14.10.04

Tequila y Jack Daniels

La verdad es que Tony Scott, el realizador nacido al amparo de su hermano, Ridley, nunca ha estado demasiado afortunado en eso del cine. O, al menos, jamás ha tenido un rotundo éxito como el Alien o el Blade Runner de su consanguíneo. También es cierto que la innata manía de revestir a todas sus películas de una estética más o menos personal, a medio camino del spot publicitario y del vídeo-clip popero, le ha costado más de un merecido disgusto. Tanto es así que, sin haber escarmentado aún lo suficiente, el hombre regresa con El Fuego de la Venganza y con su habitual tratamiento fotográfico, aunque esta vez de manera un tanto más excusable y mejor utilizado, pues, curiosamente, se desmarca como lo mejor del producto. Luego entro en detalles y les cuento.

Aparte de su decoración visual, Tony Scott se ha mostrado totalmente desigual en cuanto a la globalidad de sus trabajos se refiere. En su corta filmografía predominan más los bodrios, esos tufos artificiales que ya no engañan a nadie -como Top Gun, Días de Trueno o Fanático-, que los productos más o menos bien acabados y en los que destaque más la historia a narrar que su imagen. De este grupo, y hasta el momento, tan sólo destacaría tres títulos, Amor a Quemarropa, Marea Roja y Spy Games. El Fuego de la Venganza, el que ahora nos ocupa, se encontraría en medio de los dos bloques, justo al lado de Revenge (Venganza), tanto por su irregularidad como por su enclave geográfico y temático.

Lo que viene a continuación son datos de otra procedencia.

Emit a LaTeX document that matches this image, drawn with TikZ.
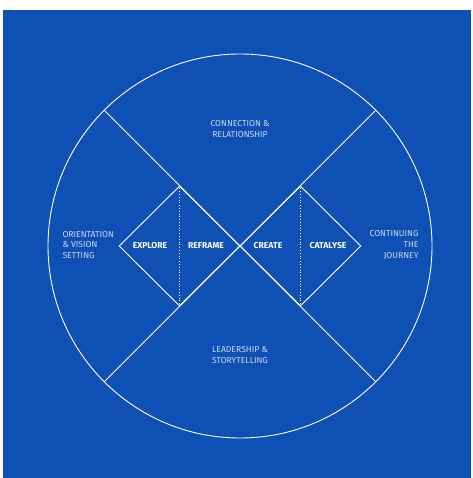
\documentclass[tikz,border=0pt]{standalone}
\usepackage{fontspec}
\setmainfont{Fira Sans}
\usetikzlibrary{positioning,shapes.geometric}
\definecolor{bgblue}{HTML}{0E50B4}
\definecolor{softwhite}{HTML}{CDD8F2}

\begin{document}
\begin{tikzpicture}[
x = 1pt, y = 1pt,
every node/.style = {
	font = \fontsize{8.6}{10.8}\selectfont
},
ring/.style = {
	draw = white,
	circle,
	minimum size = 384pt,
	inner sep = 0pt,
	line width = 0.9pt
},
phase/.style = {
	draw = white,
	diamond,
	minimum width = 121pt,
	minimum height = 120pt,
	inner sep = 0pt,
	line width = 0.9pt
},
stage/.style = {
	text = white,
	font = \fontsize{8.6}{10.8}\selectfont\bfseries
},
region/.style = {
	text = softwhite,
	align = center
},
divider/.style = {
	draw = white,
	line width = 0.9pt
},
split/.style = {
	draw = white,
	line width = 0.8pt,
	dotted
}
]

\useasboundingbox (0,0) rectangle (472,478);
\fill[bgblue] (3,0) rectangle (471,468);

\node [ring] (wheel) at (240,232) {};

\node [phase] (diverge) at (179.5,232) {};
\node [phase] (converge) at (300.5,232) {};

\draw[divider] (wheel.135) -- (wheel.-45);
\draw[divider] (wheel.45) -- (wheel.-135);

\draw[split] (diverge.north) -- (diverge.south);
\draw[split] (converge.north) -- (converge.south);

\node [stage] (explore) at (150,232) {EXPLORE};
\node [stage] (reframe) at (206,232) {REFRAME};
\node [stage] (create) at (268,232) {CREATE};
\node [stage] (catalyse) at (328,232) {CATALYSE};

\node [region] (connect) at (240,349) {CONNECTION \&\\RELATIONSHIP};
\node [region] (lead) at (240,123) {LEADERSHIP \&\\STORYTELLING};
\node [region, align = left, anchor = west] (orient) at (59,233) {ORIENTATION\\\& VISION\\SETTING};
\node [region, align = right, anchor = east] (journey) at (422,233) {CONTINUING\\THE\\JOURNEY};

\end{tikzpicture}
\end{document}
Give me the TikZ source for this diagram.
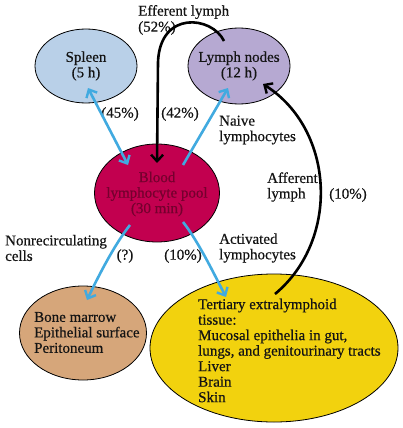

Ambientada en la agresiva y contaminada ciudad de México D.F., y recurriendo a la ola de secuestros que sucumbió al país durante la última década, Scott plasma la relación de un tipo solitario -aficionado al Jack Daniels y marcado por un pasado violento- con una espabilada niña, hija de un poderoso magnate mejicano, de la que aceptará convertirse en su guardaespaldas personal. Redimido por ésta, ansiará una cruenta venganza cuando, tras una emboscada, la pequeña sea secuestrada por un grupo organizado.

No hay spoiler alguno en el párrafo anterior, bien se lo puedo asegurar. Eso (y más, mucho más) es lo que nos colaba su machacón trailer publicitario. Pues bien, la película, hasta llegar a la bien resuelta escena del rapto, es melaza de la pura, de la más dulzona. E invierte más de una hora para dejar bien claro que el guardaespaldas borrachuzo y la criaturita se caen bien mútuamente, cuando con sólo veinte minutos escuetos hubiera sido suficiente. Hasta ese punto nada. Mucho lucimiento de Denzel Washington y poco más, excepto pequeños detalles curiosos (especiales para gamberretes) que animan a uno a seguir ante la proyección, como el descubrir la rara metamorfosis física que ha convertido a un decadente Mickey Rourke en el mismísimo William Shatner o en el sorprendente y ¡rojizo! lápiz de labios usado en el maquillaje de Christopher Walken (sacado directamente del tocador de la señorita Pepis).

La película arranca tras el secuestro de marras. Más que arrancar, entretiene, debido a su cambio de ritmo y porque, en esta ocasión (y esperando que no sirva de precedente), la estética del vídeo-clip, de fotografía dorada y quemada, le queda como anillo al dedo, ya que ese montaje acelerado y chispeante aún potencia mucho más la rareza de la polución mejicana, de esa tensa atmósfera callejera y, sobre todo, de esos raudos y fragmentados segundos de vibrante y contundente violencia con que nos golpea cada cinco minutos. Si algo mínimamente interesante tiene este producto es su resolución visual en los momentos más viscerales del mismo, quedando en la memoria del espectador, por ejemplo, un brutal interrogatorio en el interior de un automóvil que, por derecho propio, se convierte en paradigma del sadismo más sangriento.

El resto es lo de siempre. Cierto tufillo fascistoide en las acciones del decadente héroe protagonista (a su lado, Harry Callahan es todo un inocente angelito), poca credibilidad en su resolución final (por improbable, casi milagrosa y plagada de cabos sueltos) y por ese molesto tono religioso, casi bíblico, que siempre queda en el aire tras cualquier tipo de redención.